Excerpted data:
____________
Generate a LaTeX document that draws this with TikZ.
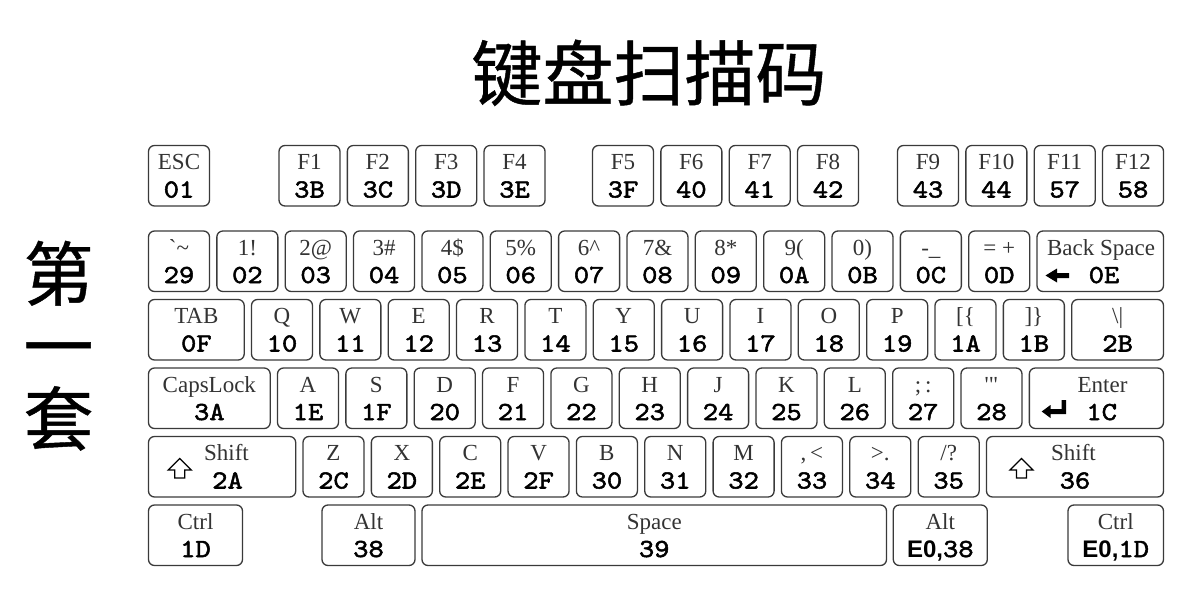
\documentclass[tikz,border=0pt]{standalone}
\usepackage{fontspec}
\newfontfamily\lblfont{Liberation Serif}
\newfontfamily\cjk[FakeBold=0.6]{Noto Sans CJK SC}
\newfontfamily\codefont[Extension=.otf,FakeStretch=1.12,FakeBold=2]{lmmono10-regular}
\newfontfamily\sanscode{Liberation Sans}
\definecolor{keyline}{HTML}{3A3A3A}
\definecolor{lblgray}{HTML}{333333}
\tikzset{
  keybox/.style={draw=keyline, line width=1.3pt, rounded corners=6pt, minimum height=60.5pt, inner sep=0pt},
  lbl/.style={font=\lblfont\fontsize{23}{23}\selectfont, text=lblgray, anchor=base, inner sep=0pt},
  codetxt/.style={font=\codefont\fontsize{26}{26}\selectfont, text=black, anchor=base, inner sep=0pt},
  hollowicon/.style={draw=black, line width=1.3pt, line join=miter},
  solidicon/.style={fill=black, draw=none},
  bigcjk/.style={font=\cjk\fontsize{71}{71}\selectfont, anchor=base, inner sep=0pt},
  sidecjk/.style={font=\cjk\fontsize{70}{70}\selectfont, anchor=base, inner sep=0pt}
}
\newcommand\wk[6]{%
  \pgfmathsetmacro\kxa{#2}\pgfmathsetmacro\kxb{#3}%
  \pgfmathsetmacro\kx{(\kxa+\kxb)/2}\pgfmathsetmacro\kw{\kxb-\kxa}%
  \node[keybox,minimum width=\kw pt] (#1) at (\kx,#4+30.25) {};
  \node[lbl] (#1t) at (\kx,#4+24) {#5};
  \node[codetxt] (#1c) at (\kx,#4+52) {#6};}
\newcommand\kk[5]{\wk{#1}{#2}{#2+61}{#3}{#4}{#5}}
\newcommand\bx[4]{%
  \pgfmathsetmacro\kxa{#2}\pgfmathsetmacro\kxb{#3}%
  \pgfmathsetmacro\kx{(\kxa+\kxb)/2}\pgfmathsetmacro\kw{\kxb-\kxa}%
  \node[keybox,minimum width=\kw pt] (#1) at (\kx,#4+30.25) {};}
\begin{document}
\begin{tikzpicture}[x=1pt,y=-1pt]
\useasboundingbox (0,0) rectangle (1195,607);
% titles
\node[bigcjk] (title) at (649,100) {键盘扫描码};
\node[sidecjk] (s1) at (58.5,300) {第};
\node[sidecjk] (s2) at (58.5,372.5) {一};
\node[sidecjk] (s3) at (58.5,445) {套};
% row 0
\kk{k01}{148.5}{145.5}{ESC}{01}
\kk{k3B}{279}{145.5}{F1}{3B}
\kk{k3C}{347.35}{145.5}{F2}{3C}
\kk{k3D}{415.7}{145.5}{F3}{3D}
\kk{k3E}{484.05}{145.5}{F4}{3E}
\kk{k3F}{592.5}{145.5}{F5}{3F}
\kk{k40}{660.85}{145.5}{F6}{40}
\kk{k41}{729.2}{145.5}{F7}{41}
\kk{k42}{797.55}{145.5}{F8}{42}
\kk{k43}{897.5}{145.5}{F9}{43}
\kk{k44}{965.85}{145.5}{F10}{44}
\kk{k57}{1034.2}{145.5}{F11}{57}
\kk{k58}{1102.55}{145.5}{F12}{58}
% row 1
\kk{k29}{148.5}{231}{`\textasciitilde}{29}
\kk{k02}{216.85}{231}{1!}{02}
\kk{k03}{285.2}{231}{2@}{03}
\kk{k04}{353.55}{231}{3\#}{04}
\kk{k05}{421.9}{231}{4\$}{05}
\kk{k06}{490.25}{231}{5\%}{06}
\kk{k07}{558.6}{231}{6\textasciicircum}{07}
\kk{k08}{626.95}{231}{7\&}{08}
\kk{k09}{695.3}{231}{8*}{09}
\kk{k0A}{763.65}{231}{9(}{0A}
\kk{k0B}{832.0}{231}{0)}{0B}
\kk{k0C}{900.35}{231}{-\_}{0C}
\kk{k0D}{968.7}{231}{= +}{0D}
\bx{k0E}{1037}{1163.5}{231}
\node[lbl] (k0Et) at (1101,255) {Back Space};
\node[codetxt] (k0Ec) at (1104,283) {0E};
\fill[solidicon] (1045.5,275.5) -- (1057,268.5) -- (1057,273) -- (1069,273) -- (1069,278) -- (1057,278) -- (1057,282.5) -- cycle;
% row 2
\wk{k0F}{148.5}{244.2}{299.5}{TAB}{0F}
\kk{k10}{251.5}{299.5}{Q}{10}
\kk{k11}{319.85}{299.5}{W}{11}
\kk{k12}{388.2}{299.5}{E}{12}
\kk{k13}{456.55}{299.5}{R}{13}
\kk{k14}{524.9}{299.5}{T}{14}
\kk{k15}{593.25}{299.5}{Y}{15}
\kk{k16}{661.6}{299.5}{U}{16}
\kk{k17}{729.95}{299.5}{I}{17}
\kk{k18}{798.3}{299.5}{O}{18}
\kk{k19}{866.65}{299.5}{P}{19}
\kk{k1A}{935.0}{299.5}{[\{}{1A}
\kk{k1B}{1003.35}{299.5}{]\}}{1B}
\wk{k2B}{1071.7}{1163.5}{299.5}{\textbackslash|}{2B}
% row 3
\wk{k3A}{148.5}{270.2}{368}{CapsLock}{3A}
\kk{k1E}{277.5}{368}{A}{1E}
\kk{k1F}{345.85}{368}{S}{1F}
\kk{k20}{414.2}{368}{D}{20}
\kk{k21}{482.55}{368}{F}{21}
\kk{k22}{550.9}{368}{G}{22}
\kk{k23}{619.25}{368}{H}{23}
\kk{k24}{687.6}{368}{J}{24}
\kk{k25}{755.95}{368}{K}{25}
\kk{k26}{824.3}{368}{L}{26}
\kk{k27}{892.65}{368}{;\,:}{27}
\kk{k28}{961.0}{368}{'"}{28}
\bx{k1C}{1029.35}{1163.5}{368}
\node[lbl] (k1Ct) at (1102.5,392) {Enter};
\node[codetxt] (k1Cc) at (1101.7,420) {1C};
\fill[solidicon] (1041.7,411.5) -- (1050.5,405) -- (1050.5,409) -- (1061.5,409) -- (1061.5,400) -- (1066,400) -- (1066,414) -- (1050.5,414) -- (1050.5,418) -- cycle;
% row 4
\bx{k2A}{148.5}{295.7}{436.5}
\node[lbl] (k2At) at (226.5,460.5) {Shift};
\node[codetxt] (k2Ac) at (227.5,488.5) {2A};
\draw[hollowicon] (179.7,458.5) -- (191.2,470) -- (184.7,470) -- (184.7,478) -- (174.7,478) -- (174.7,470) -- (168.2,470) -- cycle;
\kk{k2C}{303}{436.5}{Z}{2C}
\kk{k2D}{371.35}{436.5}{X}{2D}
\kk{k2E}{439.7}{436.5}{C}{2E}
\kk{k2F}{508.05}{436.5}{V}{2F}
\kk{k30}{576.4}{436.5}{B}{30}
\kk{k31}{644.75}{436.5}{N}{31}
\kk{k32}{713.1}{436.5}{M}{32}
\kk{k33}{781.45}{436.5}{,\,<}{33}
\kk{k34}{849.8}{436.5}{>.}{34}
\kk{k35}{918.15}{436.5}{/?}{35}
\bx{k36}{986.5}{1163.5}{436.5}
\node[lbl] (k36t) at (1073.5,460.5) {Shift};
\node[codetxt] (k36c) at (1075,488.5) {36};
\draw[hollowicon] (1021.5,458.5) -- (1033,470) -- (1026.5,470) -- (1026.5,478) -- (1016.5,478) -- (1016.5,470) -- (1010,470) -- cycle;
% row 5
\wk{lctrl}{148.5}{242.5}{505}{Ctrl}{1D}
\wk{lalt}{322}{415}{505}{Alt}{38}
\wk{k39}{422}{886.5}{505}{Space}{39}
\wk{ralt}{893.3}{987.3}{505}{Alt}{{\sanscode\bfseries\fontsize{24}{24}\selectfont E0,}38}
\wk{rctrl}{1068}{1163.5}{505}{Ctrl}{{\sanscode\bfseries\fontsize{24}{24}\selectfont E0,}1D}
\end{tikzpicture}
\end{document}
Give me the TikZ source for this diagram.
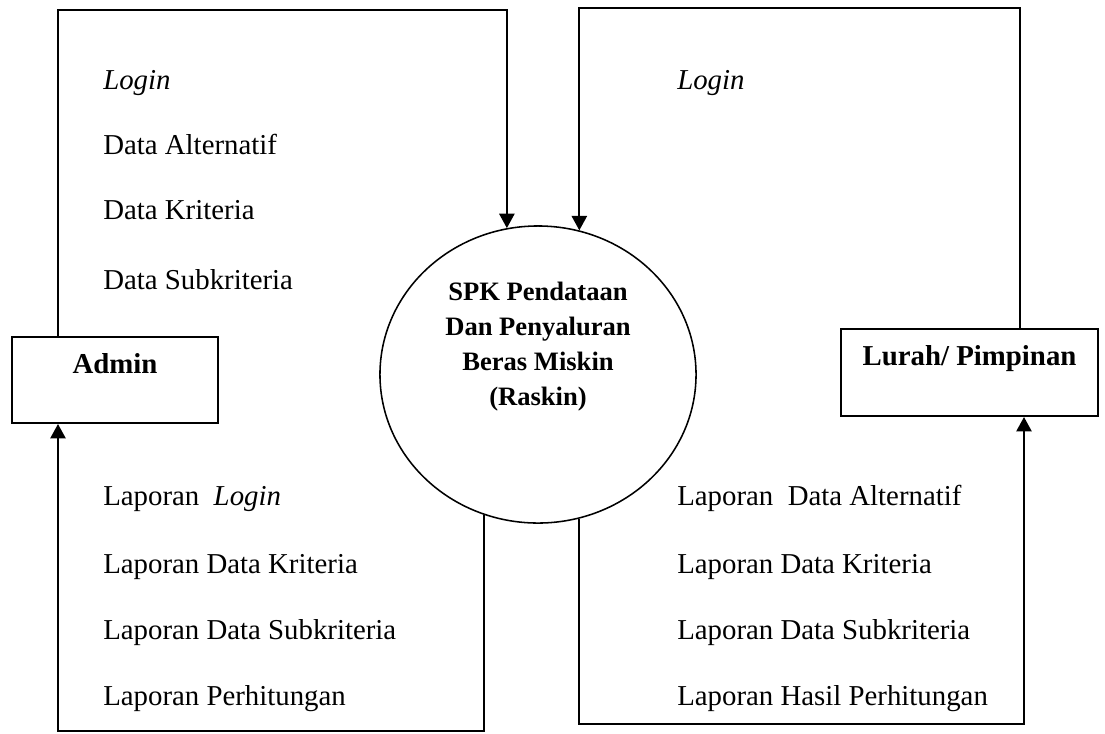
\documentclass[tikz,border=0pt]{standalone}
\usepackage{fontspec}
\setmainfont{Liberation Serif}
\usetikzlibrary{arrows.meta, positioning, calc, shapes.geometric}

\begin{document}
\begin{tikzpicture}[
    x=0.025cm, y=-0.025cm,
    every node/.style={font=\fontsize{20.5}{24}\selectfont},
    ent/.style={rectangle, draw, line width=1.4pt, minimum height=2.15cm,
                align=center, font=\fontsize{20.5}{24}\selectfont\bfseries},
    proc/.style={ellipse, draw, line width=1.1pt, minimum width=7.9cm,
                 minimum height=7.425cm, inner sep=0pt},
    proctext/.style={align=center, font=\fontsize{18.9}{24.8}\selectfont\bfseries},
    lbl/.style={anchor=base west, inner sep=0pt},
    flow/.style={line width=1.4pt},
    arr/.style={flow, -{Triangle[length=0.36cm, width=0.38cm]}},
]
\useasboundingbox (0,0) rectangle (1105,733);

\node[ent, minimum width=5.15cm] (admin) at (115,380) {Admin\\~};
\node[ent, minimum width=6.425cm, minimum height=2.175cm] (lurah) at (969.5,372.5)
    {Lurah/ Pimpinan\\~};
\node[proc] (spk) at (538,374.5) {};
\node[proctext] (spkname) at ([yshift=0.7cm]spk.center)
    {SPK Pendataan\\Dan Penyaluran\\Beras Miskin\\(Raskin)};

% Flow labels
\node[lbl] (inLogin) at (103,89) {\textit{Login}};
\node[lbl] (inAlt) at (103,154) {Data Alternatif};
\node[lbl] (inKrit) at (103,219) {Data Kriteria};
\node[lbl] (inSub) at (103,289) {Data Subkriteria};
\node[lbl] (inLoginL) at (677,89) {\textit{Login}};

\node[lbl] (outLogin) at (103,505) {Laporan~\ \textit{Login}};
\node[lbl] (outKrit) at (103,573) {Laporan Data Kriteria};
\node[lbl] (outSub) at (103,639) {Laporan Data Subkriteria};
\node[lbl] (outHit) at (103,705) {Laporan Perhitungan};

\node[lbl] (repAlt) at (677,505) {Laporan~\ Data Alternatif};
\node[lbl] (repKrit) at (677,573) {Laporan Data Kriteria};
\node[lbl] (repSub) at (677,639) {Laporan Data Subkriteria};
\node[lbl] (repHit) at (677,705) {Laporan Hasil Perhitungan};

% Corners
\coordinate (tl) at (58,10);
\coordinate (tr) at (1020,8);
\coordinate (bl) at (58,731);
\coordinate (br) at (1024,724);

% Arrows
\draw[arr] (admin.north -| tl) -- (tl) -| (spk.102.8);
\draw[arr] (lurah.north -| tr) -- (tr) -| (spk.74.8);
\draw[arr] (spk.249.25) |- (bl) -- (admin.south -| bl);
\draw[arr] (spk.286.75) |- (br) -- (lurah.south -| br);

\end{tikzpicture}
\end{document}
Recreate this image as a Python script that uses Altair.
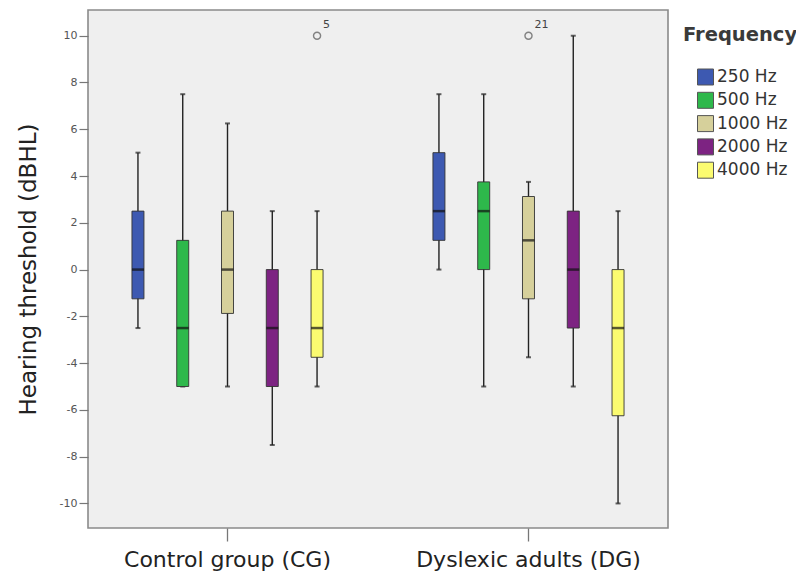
____________
Your objective:
Find the lines of the material that hold the word "this" and report their count alone.

Answer to the task:
3